My husband says I’m a dancer, but I don’t believe him…
Every week I take a ballroom dance class with great dancers, amazingly talented, gifted, and incredible dancers. I try to mimic their moves, the way they arch their backs, point their toes and roll their hips. I feel like a chicken trying to be a peacock with some delusion that I could be the next ugly duckling turned swan story.
But I keep trying, just like I keep writing, and studying astrology because someday I will break through the hard ground like a plant sprouting its cotyledons and turning them up toward the light, some day all of the potential energy that is just beneath the surface will emerge and expose itself to the world, and each struggle to break through, each fighting leaf tip that exposes itself, each mothering instinct to shelter these fragile little solar panels, and each hope that is anchored in a belief that I will indeed make it, will all be worth it.
Maybe one day I will wake up and believe my husband, who’s been telling me all along what he sees that I fail to see. But, isn’t that how growth is, anyway? Just one day you look down and you’re taller, stronger, and more capable of reaching the shelves you used to have to climb on the counter to reach.
We never notice when we are growing or getting better at something—only once it makes a difference do we notice our achievements, when we literally are looking at the world from a different mental or physical space.
They say that that is the key to manifesting—pretending you are already there, an incredible writer, an amazing dancer, a famous astrologer, grown-up and tall enough to reach the top shelf before you really can. Is this true? Is this the secret to manifesting our goals?
Does a sapling pretend it is a tree in order to become one, or is it already written in its design? And one would argue, that this is too small a thought, that it only pertains to our physical bodies, like how we are designed to grow from babies to adults and so on.
But if life is a hologram, then our potential would be visible in every stage, every thread of the tapestry that weaves the scenes together, wouldn’t it?
Aren’t we always exactly as we are supposed to be at all moments?
And just like a sapling we reach toward the light, fighting for our space amongst the other baby trees, baby writers, and baby dancers, reaching for the top of the canopy, top of the chart, or top of the class, unhappy with our present moment. Yet, without this temporary unhappiness, we wouldn’t push ourselves to be better—we need this in order to even recognize when we’ve grown! Without unhappiness, we wouldn’t understand what it felt like to be happy.

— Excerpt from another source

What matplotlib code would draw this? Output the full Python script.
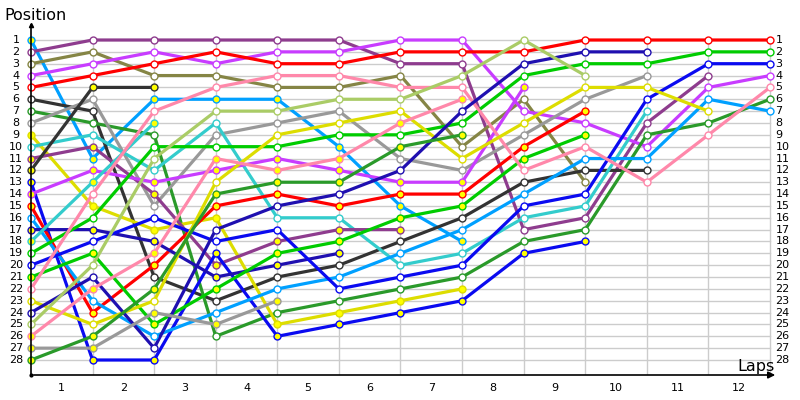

This duality is necessary to fuel wishes, otherwise, we wouldn’t even know what to wish for because we would already be a writer, a dancer, an astrologer, and tall enough to reach high things without help! Maybe instead of pretending we are something we are not, the key to manifesting our dreams comes from embracing our own reflections as every-changing forms and being curious and excited about each new stage—like the Moon seeing herself for the first time in a still pond, and asking, “Who are you now, dear one?” And truly, really truly, being willing to see the beauty of every phase, like an attentive husband encouraging his wife.
Be open to the outcome of YOU.
(Happy Sun trine Jupiter from a Sagittarian native with a First Quarter moon, LOL! *wink *wink)
Written like a writer. Keep doing what feeds your soul. Enjoy your love affair with words!